### Short exercise
The first line to copy is the one with "Write the Plotly code for this chart."; the last is the one with "import plotly.graph_objects as go". Copy each line in that range exactly, leaving out all others.

# # # # #

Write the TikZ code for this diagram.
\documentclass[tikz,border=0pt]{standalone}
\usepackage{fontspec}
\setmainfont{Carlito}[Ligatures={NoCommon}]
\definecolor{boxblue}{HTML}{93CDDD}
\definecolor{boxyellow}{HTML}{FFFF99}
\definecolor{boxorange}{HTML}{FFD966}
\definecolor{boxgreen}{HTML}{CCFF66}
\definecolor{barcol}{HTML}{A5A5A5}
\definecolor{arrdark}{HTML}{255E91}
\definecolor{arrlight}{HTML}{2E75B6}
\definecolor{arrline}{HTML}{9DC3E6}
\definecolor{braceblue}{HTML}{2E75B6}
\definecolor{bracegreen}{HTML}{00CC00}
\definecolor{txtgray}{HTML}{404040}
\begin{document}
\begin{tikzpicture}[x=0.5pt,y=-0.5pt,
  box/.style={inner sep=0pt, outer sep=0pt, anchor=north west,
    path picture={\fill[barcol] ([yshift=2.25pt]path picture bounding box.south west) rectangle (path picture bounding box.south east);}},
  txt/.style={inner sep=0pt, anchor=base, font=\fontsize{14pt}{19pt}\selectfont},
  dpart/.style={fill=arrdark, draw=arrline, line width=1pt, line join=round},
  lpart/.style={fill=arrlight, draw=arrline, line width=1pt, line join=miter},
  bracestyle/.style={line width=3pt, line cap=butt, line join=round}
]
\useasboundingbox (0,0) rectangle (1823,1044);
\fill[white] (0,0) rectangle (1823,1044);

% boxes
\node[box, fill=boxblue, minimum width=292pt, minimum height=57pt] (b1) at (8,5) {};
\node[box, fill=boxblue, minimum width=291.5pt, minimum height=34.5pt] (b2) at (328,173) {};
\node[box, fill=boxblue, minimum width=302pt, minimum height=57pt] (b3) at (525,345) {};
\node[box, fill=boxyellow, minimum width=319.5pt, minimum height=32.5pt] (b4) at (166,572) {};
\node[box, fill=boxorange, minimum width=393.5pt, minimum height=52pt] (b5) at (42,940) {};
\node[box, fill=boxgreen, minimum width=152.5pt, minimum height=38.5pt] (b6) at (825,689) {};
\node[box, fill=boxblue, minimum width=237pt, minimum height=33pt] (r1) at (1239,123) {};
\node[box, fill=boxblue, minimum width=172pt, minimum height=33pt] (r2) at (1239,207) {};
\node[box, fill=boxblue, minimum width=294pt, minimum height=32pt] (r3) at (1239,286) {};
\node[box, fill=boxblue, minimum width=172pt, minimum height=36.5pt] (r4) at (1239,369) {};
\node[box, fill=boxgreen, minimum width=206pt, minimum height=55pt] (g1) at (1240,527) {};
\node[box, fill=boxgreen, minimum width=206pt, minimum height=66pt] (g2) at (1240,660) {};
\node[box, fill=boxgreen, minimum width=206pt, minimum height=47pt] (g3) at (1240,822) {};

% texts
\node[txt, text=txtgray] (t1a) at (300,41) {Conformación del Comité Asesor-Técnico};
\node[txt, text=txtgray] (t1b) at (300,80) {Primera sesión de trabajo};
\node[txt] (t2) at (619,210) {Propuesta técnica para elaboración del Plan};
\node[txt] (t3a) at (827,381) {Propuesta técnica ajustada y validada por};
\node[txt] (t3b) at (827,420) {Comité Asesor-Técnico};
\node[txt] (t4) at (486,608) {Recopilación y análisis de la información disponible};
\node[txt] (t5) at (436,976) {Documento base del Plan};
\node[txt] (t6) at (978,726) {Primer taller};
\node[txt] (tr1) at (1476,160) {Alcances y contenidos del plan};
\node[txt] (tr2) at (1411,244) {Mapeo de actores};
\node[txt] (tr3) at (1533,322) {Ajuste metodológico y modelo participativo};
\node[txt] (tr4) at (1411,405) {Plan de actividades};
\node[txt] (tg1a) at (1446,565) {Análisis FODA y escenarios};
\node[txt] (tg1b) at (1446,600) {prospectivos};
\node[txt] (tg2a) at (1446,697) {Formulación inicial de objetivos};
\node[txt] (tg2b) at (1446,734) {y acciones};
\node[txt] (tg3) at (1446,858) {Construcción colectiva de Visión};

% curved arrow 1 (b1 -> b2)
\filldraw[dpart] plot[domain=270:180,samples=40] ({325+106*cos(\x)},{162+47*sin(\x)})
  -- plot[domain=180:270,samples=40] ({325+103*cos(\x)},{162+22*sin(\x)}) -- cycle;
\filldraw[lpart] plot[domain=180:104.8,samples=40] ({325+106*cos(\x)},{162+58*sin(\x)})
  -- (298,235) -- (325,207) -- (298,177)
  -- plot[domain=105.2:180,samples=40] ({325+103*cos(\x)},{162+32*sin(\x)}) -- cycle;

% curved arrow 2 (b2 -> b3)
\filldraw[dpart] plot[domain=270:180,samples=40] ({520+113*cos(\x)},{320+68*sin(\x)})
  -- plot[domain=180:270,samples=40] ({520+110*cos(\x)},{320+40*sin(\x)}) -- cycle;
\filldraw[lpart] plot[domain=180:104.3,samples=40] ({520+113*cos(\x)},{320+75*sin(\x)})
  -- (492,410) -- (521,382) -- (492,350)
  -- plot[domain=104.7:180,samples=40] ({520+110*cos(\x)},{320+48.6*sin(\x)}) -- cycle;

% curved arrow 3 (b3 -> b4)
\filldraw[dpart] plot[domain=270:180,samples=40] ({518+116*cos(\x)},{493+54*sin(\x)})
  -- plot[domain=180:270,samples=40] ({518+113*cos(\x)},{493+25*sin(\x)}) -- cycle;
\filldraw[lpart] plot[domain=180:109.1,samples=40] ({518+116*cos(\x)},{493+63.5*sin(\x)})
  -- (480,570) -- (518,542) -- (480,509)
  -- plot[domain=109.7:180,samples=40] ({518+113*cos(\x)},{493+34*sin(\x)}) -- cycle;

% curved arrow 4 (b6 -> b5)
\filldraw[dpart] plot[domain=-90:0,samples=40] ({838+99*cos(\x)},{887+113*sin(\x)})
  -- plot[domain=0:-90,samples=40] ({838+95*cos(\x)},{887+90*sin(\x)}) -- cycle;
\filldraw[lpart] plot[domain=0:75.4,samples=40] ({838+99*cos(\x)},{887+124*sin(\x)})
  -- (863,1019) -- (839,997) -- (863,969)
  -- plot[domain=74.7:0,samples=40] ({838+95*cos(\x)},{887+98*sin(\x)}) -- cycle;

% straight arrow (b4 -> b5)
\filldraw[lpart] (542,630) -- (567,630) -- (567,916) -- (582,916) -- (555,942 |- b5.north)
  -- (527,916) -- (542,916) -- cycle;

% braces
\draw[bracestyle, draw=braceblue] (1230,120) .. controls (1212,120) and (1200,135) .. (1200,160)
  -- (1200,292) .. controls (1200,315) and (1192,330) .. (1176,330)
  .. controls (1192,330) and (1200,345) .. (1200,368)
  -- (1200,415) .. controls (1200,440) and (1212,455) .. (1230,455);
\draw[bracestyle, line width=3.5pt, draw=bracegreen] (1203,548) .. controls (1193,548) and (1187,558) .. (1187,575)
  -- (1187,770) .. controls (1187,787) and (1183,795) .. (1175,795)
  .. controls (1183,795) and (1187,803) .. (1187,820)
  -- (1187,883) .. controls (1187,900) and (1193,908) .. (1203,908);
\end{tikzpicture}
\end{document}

# # # # #

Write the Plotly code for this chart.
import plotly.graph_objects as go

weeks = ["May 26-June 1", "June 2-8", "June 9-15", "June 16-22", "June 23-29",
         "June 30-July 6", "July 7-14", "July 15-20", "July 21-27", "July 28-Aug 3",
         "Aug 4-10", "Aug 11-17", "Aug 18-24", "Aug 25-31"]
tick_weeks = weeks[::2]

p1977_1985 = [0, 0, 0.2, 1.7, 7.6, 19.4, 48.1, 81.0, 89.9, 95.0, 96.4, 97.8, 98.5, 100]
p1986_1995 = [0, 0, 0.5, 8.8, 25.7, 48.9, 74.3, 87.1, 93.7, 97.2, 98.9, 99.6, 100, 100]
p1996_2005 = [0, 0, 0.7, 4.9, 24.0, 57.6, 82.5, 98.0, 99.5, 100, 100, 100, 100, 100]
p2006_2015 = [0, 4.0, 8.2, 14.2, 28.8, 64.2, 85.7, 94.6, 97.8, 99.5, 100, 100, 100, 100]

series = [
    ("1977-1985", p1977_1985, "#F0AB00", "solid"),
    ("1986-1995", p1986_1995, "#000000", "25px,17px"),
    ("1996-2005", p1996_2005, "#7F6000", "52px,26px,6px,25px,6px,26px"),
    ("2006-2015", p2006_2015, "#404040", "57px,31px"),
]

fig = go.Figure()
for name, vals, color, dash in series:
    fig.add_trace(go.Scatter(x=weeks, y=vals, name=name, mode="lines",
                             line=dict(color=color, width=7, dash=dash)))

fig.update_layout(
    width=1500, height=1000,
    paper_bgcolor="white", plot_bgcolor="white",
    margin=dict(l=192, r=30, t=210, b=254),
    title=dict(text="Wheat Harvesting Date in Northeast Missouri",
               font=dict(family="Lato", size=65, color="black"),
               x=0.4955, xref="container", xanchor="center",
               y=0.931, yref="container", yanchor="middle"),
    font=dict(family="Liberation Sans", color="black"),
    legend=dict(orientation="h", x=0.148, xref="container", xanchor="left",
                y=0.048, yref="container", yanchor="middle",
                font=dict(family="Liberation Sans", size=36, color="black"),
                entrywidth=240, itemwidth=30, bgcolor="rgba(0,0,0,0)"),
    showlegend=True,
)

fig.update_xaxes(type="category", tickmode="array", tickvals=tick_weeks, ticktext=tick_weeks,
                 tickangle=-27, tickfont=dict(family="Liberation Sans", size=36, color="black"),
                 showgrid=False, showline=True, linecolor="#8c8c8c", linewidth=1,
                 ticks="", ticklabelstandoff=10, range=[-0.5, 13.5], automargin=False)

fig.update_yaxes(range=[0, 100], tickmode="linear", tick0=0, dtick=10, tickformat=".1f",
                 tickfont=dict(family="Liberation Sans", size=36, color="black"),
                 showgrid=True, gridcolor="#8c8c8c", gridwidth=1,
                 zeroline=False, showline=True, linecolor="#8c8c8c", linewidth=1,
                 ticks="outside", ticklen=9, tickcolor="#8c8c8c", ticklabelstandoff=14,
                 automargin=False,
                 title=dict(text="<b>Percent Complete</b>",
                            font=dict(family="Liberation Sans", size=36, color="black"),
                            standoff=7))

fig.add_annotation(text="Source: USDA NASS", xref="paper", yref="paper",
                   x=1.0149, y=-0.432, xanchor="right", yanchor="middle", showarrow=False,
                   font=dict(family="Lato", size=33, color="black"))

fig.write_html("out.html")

# # # # #

### Written solution
Write the Plotly code for this chart.
import plotly.graph_objects as go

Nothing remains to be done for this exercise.